▶ What you should do
In the records below, find each line containing the word "this" and copy it.

▶ Provided data
◇ ◇ ◇ ◇ ◇

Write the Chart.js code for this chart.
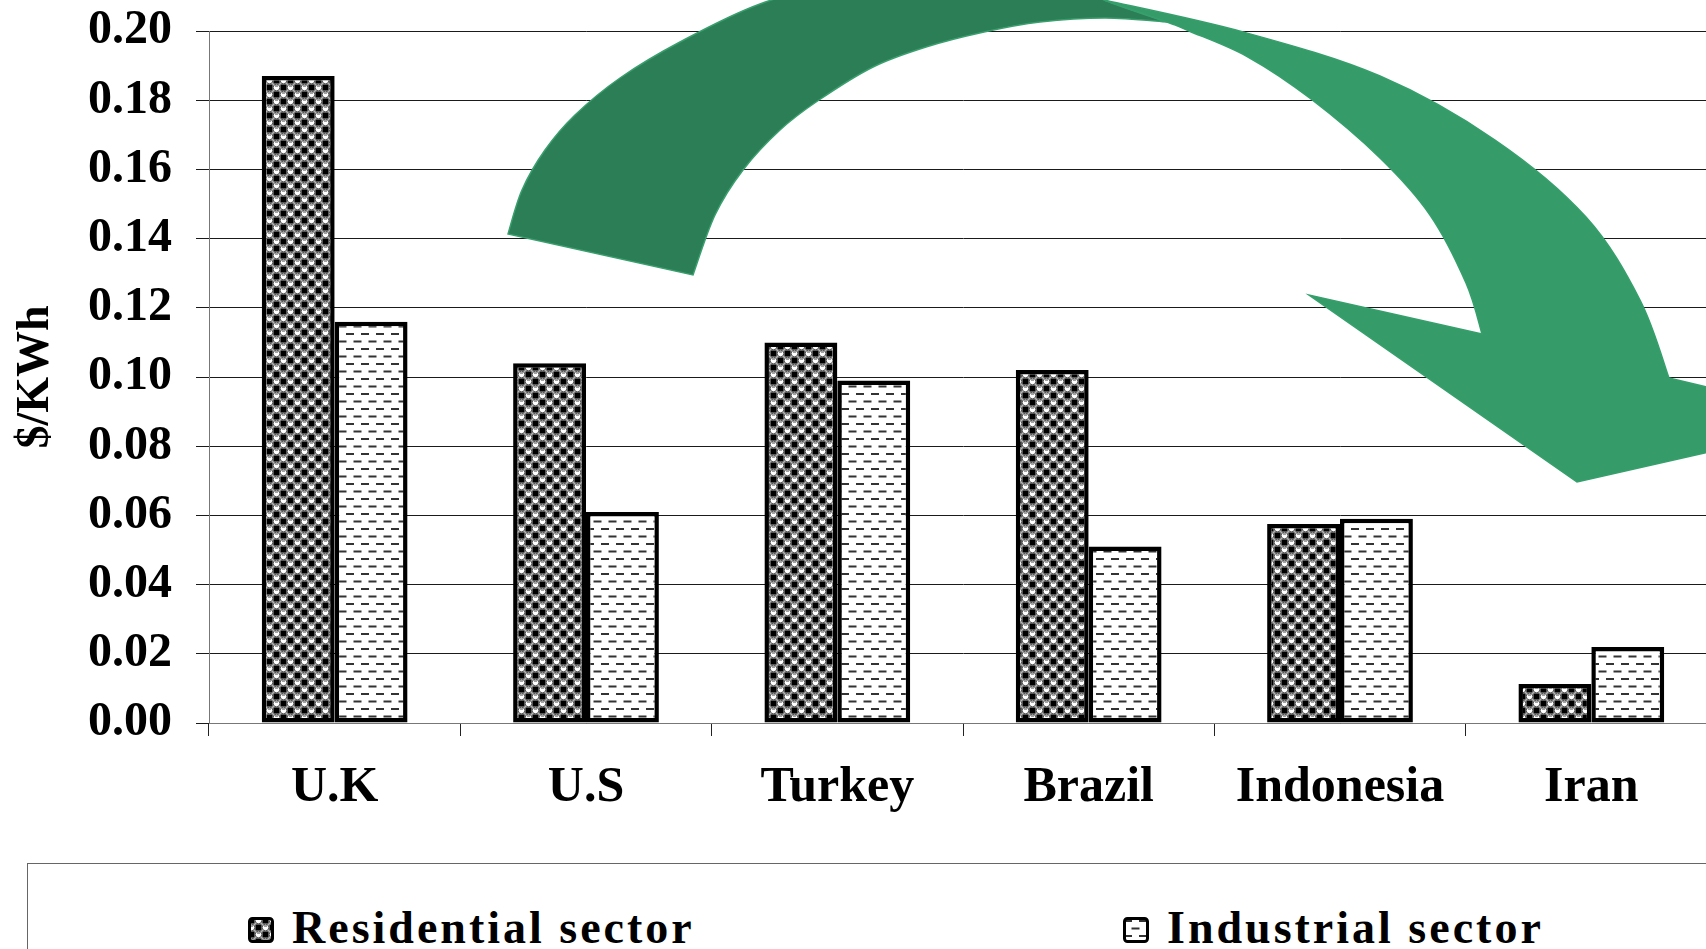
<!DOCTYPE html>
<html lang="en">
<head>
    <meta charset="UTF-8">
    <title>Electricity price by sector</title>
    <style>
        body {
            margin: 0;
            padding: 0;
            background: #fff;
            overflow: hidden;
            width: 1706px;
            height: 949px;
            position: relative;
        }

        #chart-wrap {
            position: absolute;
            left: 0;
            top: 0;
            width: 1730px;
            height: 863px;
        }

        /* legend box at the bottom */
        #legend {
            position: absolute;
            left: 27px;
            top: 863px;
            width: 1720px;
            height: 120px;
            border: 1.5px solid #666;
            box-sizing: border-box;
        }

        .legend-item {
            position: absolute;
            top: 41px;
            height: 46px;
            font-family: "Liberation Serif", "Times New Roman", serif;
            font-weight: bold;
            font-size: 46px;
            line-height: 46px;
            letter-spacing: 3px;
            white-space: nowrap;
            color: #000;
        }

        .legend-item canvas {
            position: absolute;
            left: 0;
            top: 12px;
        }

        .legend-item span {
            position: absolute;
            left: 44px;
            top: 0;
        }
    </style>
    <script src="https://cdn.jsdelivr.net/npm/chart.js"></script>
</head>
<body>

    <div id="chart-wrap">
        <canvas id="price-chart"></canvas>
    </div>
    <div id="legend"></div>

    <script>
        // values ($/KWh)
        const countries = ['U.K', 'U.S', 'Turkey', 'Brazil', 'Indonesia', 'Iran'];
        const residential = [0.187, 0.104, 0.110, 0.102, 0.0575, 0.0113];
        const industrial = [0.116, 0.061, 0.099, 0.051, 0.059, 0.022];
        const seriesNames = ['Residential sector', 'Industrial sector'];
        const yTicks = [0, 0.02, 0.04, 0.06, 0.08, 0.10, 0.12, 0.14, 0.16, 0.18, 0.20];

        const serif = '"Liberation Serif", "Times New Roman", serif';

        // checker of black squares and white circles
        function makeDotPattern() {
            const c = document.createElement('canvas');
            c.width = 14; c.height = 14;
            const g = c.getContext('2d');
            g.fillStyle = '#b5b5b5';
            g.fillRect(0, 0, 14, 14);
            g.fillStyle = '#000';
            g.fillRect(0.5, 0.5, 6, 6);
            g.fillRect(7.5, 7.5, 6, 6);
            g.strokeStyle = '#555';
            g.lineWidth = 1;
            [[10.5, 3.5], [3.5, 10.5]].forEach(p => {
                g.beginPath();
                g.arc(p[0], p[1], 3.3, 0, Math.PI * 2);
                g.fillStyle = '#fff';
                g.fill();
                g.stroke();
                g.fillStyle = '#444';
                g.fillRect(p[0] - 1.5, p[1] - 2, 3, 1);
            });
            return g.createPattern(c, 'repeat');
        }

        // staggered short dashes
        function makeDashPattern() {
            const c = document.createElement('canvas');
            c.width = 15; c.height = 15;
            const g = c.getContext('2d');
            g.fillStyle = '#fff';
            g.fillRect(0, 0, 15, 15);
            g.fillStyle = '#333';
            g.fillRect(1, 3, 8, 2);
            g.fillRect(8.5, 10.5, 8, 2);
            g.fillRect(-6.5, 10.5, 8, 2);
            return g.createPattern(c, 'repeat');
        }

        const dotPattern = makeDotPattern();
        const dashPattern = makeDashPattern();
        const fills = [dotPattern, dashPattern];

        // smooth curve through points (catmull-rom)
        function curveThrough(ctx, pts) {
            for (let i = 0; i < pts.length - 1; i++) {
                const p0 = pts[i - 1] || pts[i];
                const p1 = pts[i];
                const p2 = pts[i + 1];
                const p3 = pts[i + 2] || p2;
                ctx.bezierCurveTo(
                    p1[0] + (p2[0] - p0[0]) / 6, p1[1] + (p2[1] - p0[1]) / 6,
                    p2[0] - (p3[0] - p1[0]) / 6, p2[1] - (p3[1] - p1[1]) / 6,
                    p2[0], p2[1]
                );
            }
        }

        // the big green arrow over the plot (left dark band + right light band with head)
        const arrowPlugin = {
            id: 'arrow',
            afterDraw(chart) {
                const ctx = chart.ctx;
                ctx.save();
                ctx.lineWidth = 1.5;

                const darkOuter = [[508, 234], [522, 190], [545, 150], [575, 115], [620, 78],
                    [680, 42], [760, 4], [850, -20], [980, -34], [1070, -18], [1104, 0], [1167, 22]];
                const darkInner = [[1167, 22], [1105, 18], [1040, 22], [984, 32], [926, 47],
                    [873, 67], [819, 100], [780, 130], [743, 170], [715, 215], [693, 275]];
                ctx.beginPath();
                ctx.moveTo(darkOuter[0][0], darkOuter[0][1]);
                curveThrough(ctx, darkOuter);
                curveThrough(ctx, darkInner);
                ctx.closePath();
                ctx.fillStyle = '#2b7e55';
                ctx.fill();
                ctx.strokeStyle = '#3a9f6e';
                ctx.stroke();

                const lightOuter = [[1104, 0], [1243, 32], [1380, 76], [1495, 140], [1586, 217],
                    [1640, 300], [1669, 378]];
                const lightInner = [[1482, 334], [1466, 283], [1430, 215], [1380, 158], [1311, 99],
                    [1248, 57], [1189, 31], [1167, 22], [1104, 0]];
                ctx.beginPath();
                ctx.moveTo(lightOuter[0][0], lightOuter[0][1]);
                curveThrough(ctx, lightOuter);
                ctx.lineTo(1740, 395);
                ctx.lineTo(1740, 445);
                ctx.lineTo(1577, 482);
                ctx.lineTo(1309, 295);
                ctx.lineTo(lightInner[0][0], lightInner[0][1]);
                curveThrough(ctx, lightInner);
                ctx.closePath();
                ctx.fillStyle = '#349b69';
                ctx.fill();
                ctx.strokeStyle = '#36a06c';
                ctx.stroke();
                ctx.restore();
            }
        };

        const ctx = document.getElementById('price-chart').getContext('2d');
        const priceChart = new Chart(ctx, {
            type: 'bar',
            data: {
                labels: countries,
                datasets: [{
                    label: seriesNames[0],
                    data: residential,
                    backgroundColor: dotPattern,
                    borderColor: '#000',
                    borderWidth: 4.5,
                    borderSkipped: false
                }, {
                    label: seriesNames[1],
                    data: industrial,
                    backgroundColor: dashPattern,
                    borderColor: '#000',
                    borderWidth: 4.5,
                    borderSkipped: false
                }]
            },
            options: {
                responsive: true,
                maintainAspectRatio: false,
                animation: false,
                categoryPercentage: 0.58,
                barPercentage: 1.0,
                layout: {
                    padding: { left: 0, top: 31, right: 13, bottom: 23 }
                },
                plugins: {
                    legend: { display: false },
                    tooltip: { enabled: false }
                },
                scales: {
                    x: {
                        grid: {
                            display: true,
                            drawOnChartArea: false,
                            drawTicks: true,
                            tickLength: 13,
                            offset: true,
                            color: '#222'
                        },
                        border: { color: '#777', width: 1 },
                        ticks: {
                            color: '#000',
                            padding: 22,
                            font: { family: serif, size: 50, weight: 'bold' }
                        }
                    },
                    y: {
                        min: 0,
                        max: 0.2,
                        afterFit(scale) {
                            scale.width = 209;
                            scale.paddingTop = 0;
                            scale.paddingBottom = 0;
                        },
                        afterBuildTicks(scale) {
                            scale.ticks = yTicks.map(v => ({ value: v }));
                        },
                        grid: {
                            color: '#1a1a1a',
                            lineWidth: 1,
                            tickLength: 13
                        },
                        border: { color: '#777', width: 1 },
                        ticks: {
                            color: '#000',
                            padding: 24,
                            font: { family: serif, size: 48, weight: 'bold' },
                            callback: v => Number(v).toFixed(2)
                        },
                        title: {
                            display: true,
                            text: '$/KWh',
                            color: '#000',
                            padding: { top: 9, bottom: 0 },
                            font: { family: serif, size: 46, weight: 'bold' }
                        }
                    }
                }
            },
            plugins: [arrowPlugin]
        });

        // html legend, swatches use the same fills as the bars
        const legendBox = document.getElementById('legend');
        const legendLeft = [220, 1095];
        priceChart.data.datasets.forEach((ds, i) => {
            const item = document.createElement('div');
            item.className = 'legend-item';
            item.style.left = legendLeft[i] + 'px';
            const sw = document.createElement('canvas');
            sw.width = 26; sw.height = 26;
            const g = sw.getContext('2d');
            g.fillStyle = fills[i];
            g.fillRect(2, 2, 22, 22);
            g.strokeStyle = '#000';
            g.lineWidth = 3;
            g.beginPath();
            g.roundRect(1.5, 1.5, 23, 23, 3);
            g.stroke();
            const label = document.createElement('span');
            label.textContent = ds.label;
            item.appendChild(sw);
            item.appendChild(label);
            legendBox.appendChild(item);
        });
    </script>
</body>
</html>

◇ ◇ ◇ ◇ ◇

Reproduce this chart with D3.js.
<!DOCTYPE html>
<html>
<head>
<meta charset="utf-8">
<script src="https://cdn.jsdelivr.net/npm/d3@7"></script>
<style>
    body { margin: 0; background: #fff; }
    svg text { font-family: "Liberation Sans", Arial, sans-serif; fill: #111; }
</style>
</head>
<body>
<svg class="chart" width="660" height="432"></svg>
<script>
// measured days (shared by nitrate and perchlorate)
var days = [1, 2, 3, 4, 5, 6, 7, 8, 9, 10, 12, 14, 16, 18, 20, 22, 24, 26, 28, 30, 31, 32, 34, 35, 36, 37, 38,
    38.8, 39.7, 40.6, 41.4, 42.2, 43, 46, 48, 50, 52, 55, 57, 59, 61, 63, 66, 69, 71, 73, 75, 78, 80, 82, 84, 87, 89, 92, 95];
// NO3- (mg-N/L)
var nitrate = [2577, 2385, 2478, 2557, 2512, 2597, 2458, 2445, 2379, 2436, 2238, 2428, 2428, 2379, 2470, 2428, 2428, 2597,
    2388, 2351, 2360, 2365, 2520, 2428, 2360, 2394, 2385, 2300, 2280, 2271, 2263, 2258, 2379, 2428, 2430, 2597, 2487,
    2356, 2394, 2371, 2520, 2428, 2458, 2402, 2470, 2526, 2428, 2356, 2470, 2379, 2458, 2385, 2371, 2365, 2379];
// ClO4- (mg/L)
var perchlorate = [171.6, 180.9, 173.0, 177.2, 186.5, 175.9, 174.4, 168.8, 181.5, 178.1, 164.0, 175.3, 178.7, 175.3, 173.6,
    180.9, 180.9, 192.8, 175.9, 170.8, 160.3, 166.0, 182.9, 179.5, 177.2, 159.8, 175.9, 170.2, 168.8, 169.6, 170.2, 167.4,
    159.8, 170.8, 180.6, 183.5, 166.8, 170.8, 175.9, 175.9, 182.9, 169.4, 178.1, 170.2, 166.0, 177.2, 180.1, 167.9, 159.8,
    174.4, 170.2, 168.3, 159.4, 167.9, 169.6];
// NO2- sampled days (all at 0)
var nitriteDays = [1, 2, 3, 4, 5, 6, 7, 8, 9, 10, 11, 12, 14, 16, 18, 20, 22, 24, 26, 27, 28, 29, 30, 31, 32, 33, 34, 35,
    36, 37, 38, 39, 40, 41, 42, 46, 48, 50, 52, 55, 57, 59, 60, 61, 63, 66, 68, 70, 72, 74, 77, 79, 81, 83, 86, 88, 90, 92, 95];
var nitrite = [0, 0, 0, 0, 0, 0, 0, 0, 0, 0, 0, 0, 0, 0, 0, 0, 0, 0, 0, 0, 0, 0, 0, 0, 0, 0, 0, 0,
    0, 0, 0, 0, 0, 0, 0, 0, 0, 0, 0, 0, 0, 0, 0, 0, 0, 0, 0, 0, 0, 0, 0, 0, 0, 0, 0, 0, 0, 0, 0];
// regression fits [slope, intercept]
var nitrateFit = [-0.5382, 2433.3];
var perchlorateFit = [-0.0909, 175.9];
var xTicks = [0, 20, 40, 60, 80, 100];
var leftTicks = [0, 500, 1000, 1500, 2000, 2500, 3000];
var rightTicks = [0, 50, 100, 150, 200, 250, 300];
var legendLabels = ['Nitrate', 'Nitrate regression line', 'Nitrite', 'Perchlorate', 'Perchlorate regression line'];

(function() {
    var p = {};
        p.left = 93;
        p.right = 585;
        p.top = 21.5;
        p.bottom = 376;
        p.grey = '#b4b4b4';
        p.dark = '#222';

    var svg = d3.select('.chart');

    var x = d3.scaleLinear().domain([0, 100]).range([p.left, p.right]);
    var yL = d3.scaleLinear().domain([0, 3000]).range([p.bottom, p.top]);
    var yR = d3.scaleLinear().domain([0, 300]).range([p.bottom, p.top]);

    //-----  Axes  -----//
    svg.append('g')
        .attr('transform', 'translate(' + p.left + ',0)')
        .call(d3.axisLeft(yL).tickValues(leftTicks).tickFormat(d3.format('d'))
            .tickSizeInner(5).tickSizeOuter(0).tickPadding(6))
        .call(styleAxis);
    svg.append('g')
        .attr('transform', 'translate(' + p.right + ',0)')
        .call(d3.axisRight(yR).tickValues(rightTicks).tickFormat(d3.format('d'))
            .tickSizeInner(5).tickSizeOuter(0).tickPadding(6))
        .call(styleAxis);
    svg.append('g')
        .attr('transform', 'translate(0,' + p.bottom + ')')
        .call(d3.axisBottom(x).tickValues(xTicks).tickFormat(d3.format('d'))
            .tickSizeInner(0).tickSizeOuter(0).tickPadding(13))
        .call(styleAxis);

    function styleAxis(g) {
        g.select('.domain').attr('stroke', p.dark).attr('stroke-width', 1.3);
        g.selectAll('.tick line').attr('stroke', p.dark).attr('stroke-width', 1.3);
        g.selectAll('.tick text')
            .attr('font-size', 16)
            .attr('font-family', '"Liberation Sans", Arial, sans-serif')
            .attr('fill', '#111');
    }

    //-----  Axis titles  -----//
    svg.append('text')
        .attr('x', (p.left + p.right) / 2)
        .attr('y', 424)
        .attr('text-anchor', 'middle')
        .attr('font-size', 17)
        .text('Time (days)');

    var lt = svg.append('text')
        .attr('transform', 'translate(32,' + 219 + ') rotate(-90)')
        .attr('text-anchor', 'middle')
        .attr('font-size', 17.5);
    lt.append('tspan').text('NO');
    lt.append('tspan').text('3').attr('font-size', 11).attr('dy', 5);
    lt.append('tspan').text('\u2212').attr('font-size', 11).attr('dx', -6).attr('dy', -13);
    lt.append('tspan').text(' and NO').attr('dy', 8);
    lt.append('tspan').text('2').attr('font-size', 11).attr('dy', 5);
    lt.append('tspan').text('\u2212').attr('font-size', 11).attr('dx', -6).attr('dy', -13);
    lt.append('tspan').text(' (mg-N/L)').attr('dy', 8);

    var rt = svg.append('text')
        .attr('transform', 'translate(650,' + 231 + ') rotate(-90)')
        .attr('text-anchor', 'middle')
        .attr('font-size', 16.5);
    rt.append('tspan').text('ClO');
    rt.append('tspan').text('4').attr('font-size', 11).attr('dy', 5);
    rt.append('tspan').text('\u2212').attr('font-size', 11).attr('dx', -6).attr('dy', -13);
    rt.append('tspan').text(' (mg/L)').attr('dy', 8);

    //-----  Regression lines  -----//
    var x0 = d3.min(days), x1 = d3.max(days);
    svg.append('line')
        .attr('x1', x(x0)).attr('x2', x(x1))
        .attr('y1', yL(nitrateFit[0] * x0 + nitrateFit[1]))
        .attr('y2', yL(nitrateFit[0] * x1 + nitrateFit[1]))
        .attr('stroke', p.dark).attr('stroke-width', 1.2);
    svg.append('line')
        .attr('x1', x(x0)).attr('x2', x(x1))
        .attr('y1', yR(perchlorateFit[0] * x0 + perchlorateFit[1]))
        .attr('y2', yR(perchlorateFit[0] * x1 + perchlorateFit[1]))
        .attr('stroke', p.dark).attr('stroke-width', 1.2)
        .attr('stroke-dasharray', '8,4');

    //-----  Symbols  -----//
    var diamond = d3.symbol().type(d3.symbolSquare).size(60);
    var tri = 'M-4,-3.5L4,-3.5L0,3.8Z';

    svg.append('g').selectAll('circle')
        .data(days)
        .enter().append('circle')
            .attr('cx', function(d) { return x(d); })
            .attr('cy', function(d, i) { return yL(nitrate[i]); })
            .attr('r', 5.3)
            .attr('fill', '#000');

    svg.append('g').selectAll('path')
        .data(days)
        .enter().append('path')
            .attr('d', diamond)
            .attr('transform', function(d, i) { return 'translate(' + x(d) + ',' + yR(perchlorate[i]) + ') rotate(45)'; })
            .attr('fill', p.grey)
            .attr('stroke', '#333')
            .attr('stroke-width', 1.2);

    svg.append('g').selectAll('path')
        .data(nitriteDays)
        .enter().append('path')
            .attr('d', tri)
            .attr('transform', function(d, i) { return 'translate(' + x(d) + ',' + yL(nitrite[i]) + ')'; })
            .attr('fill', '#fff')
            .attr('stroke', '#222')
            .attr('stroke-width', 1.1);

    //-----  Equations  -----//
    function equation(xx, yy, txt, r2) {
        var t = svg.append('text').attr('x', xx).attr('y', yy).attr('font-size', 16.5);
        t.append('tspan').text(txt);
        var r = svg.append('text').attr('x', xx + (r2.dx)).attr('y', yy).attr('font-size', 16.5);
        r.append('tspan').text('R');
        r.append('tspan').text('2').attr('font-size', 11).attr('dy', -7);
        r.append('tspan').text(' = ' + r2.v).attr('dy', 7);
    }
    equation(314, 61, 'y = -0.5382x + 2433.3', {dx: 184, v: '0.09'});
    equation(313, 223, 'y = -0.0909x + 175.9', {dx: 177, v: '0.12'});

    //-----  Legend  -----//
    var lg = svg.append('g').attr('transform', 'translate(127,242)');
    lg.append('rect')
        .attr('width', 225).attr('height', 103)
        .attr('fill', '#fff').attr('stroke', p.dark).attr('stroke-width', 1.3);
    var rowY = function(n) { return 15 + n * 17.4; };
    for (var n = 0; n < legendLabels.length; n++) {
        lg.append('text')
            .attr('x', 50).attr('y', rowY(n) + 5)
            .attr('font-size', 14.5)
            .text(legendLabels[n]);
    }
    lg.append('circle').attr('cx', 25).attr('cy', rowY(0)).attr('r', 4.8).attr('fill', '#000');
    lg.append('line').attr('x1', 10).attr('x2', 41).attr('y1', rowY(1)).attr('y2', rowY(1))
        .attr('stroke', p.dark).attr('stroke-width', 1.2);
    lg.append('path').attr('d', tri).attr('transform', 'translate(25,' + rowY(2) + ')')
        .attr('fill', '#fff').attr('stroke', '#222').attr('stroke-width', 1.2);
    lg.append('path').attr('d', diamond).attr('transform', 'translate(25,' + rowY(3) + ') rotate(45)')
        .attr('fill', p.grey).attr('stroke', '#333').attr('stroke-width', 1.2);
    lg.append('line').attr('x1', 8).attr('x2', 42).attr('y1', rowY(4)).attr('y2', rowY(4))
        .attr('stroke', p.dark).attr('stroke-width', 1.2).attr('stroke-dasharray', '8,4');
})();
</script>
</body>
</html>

◇ ◇ ◇ ◇ ◇

▶ Correct response
Write the Chart.js code for this chart.
Reproduce this chart with D3.js.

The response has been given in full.